One of the reasons that human life is so complicated, in turn, is because many of these principles contradict one another. As we will see, they are constantly pulling us in radically different directions. The moral logic of exchange, and hence of debt, is only one; in any given situation, there are likely to be completely different principles that
could be brought to bear. In this sense, the moral confusion discussed in the first chapter is hardly new; in a sense, moral thought is founded on this very tension.
To really understand what debt is, then, it will be necessary to understand how it’s different from other sorts of obligation that human beings might have to one another—which, in turn, means mapping out what those other sorts of obligation actually are. Doing so, however, poses peculiar challenges. Contemporary social theory—economic anthropology included—offers surprisingly little help in this regard. There’s an enormous anthropological literature on gifts, for instance, starting with the French anthropologist Marcel Mauss’s essay of 1925, even on “gift economies” that operate on completely different principles than market economies—but in the end, almost all this literature concentrates on the exchange of gifts, assuming that whenever one gives a gift, this act incurs a debt, and the recipient must eventually reciprocate in kind. Much as in the case of the great religions, the logic of the marketplace has insinuated itself even into the thinking of those who are most explicitly opposed to it. As a result, I am going to have to start over here, to create a new theory, pretty much from scratch.

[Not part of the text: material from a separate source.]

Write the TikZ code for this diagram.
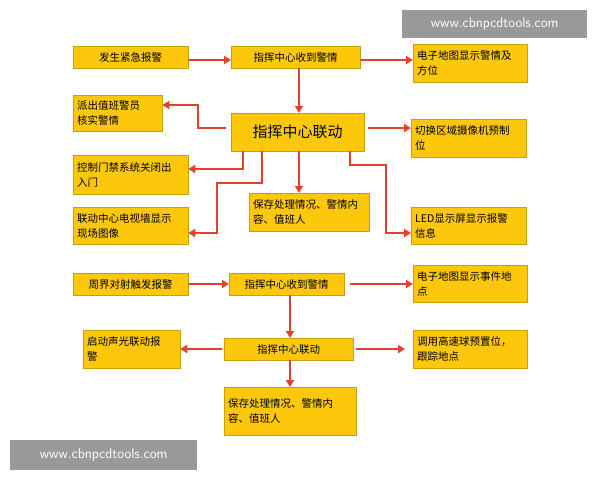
\documentclass[tikz,border=0pt]{standalone}
\usepackage{fontspec}
\setmainfont{Noto Sans CJK SC}
\usetikzlibrary{arrows.meta}
\definecolor{by}{HTML}{FDC80C}
\definecolor{ar}{HTML}{E2412B}
\tikzset{
 box/.style={fill=by,draw=by!80!black,line width=0.3pt,anchor=north west,inner sep=4pt,font=\fontsize{10.5}{15}\selectfont,align=left},
 arr/.style={draw=ar,line width=2.2pt,-{Triangle[length=7pt,width=8pt]}},
 wm/.style={fill=black!40,text=white,font=\fontsize{14}{16}\selectfont\sffamily,anchor=north west,inner sep=0pt}
}
\newcommand{\bx}[7]{\node[box,minimum width=#4-#2,minimum height=#5-#3,text width=#4-#2-8pt,#6] (#1) at (#2,#3) {#7};}
\begin{document}
\begin{tikzpicture}[x=1pt,y=-1pt]
\useasboundingbox (0,0) rectangle (600,480);
\fill[white] (0,0) rectangle (600,480);
\bx{a1}{73}{46}{188}{68}{align=center}{发生紧急报警}
\bx{a2}{231}{46}{360}{68}{align=center}{指挥中心收到警情}
\bx{a3}{413}{44}{527}{82}{}{电子地图显示警情及\\方位}
\bx{b1}{73}{95}{162}{131}{}{派出值班警员\\核实警情}
\bx{c}{231}{113}{364}{151}{align=center,font=\fontsize{15}{17}\selectfont}{指挥中心联动}
\bx{b3}{411}{119}{526}{157}{}{切换区域摄像机预制\\位}
\bx{c1}{73}{155}{188}{194}{}{控制门禁系统关闭出\\入门}
\bx{d1}{73}{207}{188}{244}{}{联动中心电视墙显示\\现场图像}
\bx{d2}{249}{193}{369}{231}{}{保存处理情况、警情内\\容、值班人}
\bx{d3}{411}{207}{526}{244}{}{LED显示屏显示报警\\信息}
\draw[arr] (a1.east|-0,60) -- (a2.west|-0,60);
\draw[arr] (a2.east|-0,60) -- (a3.west|-0,60);
\draw[arr] (a2.south-|299,0) -- (c.north-|299,0);
\draw[arr] (226,128) -- (198,128) -- (198,105) -- (b1.east|-0,105);
\draw[arr] (c.east|-0,128) ++(4,0) -- (b3.west|-0,128);
\draw[arr] (c.south-|243,0) -- (243,169) -- (c1.east|-0,169);
\draw[arr] (c.south-|262,0) -- (262,183) -- (217,183) -- (217,233) -- (d1.east|-0,233);
\draw[arr] (c.south-|299,0) -- (d2.north-|299,0);
\draw[arr] (c.south-|350,0) -- (350,165) -- (386,165) -- (386,233) -- (d3.west|-0,233);
\bx{e1}{73}{273}{188}{295}{align=center}{周界对射触发报警}
\bx{e2}{229}{273}{344}{295}{align=center}{指挥中心收到警情}
\bx{e3}{413}{265}{527}{302}{}{电子地图显示事件地\\点}
\bx{f1}{83}{330}{180}{368}{}{启动声光联动报\\警}
\bx{f2}{224}{338}{353}{360}{align=center}{指挥中心联动}
\bx{f3}{413}{330}{527}{368}{}{调用高速球预置位，\\跟踪地点}
\bx{f4}{224}{387}{356}{435}{}{保存处理情况、警情内\\容、值班人}
\draw[arr] (e1.east|-0,284) -- (e2.west|-0,284);
\draw[arr] (e2.east|-0,284) ++(6,0) -- (e3.west|-0,284);
\draw[arr] (e2.south-|290,0) -- (f2.north-|290,0);
\draw[arr] (f2.west|-0,349) ++(-2,0) -- (f1.east|-0,349);
\draw[arr] (f2.east|-0,349) ++(3,0) -- (405,349);
\draw[arr] (f2.south-|290,0) -- (f4.north-|290,0);
\node[wm,minimum width=185,minimum height=28,align=center] (w1) at (402,10) {www.cbnpcdtools.com};
\node[wm,minimum width=187,minimum height=30,align=center] (w2) at (10,440) {www.cbnpcdtools.com};
\end{tikzpicture}
\end{document}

Part of the problem is the extraordinary place that economics currently holds in the social sciences. In many ways it is treated as a kind of master discipline. Just about anyone who runs anything important in America is expected to have some training in economic theory, or at least to be familiar with its basic tenets. As a result, those tenets have come to be treated as received wisdom, as basically beyond question (one knows one is in the presence of received wisdom when, if one challenges it, the first reaction is to treat one as simply ignorant—“You obviously have never heard of the Laffer Curve”; “Clearly you need a course in Economics 101”—the theory is seen as so obviously true that no one who understands it could possibly disagree.) What’s more, those branches of social theory that make the greatest claims to “scientific status”—“rational choice theory,” for instance—start from the same assumptions about human psychology that economists do: that human beings are best viewed as self-interested actors calculating how to get the best terms possible out of any situation, the most profit or pleasure or happiness for the least sacrifice or investment—curious, considering experimental psychologists have demonstrated over and over again that these assumptions simply aren’t true.